# Exercise instructions
Could you retype the lines below, starting at the line holding "Write a Python" and stopping at the line holding "plt.rcParams['font.family'] = ['Liberation", inclusive? Copy them exactly and drop the images.
======== Exercise data ========
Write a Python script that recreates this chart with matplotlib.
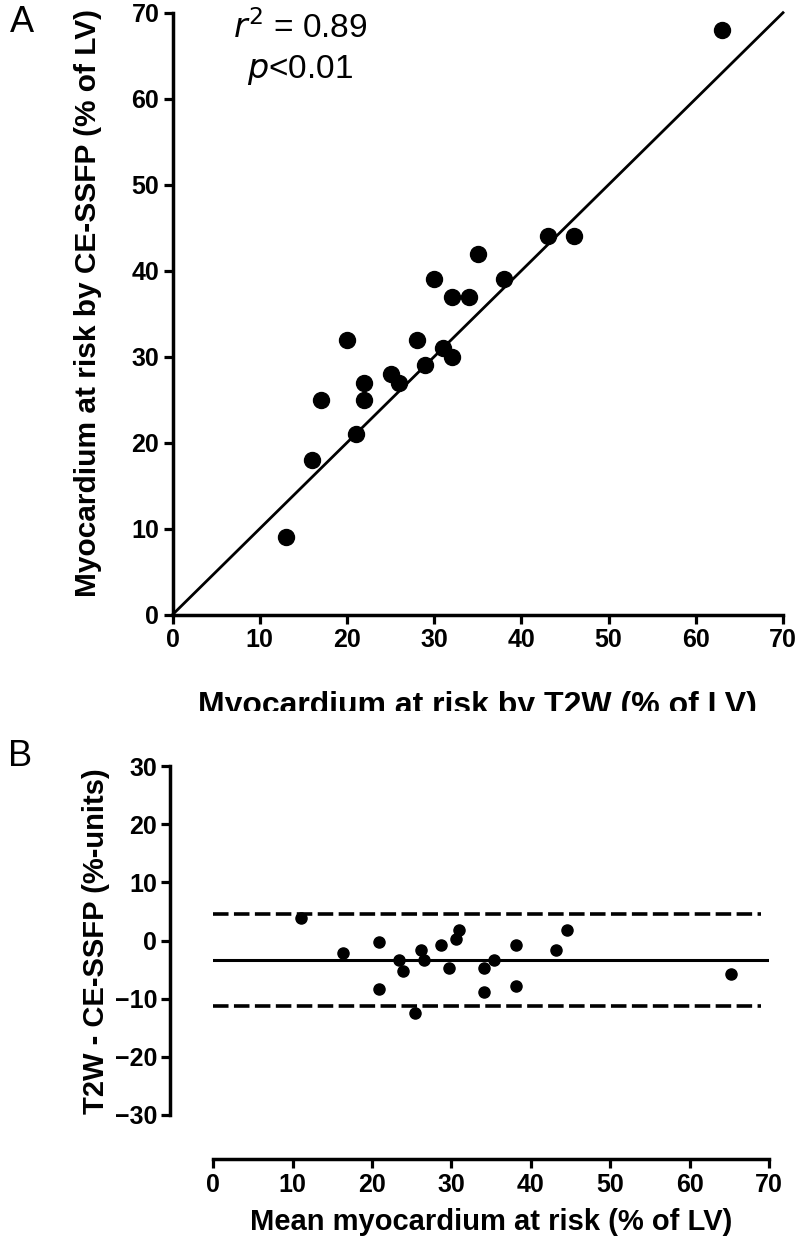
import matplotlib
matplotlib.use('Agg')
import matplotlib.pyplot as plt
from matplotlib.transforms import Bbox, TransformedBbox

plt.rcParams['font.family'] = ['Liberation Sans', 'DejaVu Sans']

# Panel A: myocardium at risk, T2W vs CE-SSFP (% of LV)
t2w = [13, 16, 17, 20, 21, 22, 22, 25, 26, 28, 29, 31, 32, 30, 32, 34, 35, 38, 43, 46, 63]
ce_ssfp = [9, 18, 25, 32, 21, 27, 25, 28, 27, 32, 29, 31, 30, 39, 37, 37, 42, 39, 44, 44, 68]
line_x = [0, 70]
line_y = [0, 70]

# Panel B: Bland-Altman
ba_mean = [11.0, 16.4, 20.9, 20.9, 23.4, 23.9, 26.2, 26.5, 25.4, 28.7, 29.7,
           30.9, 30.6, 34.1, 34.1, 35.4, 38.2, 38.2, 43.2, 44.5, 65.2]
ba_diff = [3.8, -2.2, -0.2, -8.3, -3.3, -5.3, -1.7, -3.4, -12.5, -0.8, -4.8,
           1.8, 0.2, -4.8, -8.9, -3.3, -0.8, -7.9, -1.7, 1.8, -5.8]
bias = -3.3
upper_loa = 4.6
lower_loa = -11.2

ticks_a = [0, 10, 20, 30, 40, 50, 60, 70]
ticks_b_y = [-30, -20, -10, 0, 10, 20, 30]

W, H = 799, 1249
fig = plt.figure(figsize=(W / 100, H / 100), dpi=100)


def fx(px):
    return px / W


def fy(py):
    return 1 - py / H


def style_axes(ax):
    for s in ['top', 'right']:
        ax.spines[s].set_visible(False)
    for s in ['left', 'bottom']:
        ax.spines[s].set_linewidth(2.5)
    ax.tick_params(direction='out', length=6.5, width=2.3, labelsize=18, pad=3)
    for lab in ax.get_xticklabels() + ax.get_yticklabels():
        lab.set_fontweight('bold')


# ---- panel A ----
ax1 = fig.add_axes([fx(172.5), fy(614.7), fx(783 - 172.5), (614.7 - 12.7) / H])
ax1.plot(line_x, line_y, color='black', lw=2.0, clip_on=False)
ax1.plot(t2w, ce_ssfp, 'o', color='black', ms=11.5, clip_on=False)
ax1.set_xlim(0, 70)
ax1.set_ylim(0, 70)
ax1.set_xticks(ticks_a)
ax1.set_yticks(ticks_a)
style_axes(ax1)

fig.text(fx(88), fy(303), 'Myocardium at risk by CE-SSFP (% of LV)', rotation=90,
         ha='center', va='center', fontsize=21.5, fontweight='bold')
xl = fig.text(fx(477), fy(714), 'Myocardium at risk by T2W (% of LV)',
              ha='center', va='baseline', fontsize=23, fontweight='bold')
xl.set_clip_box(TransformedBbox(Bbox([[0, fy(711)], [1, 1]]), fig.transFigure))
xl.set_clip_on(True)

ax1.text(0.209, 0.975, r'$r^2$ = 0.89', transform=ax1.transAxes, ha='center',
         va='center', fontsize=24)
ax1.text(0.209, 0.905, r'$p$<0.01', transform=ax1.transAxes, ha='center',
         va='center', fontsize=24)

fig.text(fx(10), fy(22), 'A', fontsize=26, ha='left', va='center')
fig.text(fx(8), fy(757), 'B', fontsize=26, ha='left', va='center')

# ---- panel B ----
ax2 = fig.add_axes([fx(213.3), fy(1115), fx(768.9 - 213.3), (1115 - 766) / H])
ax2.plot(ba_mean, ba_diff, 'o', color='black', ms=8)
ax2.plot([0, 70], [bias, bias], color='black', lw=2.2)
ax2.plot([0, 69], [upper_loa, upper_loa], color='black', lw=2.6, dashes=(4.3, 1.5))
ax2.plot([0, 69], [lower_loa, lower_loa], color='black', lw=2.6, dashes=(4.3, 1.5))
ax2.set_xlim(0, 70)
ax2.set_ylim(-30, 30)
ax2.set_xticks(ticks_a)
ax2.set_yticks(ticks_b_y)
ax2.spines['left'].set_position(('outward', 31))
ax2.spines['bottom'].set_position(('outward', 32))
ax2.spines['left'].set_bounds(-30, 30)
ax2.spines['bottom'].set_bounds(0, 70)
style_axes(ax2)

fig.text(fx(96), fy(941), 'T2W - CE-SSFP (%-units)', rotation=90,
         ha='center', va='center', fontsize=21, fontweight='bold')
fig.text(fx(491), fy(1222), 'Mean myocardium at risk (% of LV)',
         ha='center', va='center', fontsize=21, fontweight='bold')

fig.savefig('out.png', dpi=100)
========
======== Exercise data ========
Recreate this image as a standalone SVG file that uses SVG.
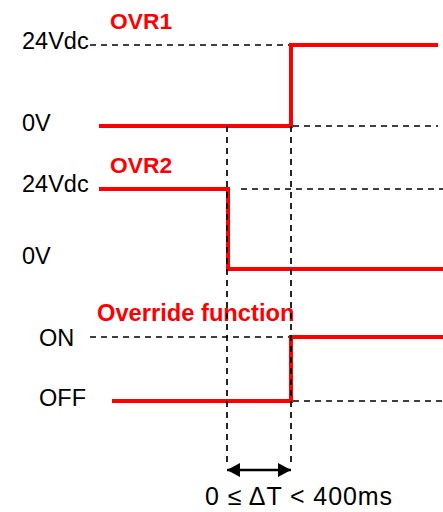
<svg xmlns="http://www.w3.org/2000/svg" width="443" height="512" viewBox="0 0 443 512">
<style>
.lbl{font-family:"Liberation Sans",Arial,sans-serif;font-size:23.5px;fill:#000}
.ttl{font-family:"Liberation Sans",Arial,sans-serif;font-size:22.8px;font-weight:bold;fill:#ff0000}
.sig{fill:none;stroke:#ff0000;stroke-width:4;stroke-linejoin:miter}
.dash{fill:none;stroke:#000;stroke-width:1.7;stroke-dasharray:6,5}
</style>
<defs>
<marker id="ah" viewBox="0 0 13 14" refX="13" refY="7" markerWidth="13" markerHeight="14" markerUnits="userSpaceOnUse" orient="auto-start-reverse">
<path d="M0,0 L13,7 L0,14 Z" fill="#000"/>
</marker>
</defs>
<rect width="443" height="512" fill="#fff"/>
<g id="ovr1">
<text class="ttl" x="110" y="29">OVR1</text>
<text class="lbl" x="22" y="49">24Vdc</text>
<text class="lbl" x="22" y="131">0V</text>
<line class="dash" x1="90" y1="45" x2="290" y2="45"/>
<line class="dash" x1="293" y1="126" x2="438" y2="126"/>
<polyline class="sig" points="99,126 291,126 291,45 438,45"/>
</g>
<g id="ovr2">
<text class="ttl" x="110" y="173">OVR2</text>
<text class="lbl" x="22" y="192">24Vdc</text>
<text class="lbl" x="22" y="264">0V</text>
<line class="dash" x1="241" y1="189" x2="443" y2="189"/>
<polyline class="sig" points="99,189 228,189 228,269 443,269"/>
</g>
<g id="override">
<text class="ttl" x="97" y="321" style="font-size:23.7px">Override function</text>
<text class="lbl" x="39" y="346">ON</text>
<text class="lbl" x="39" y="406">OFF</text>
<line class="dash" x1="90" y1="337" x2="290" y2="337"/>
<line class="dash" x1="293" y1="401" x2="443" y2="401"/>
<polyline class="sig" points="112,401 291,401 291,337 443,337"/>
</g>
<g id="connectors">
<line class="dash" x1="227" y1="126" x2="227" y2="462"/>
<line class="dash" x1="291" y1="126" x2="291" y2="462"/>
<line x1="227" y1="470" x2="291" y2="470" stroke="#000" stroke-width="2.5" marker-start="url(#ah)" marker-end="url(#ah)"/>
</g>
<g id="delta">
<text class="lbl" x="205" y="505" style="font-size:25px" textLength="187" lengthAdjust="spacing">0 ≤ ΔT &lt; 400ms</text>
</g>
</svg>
========
# Response for this exercise
Write a Python script that recreates this chart with matplotlib.
import matplotlib
matplotlib.use('Agg')
import matplotlib.pyplot as plt
from matplotlib.transforms import Bbox, TransformedBbox

plt.rcParams['font.family'] = ['Liberation Sans', 'DejaVu Sans']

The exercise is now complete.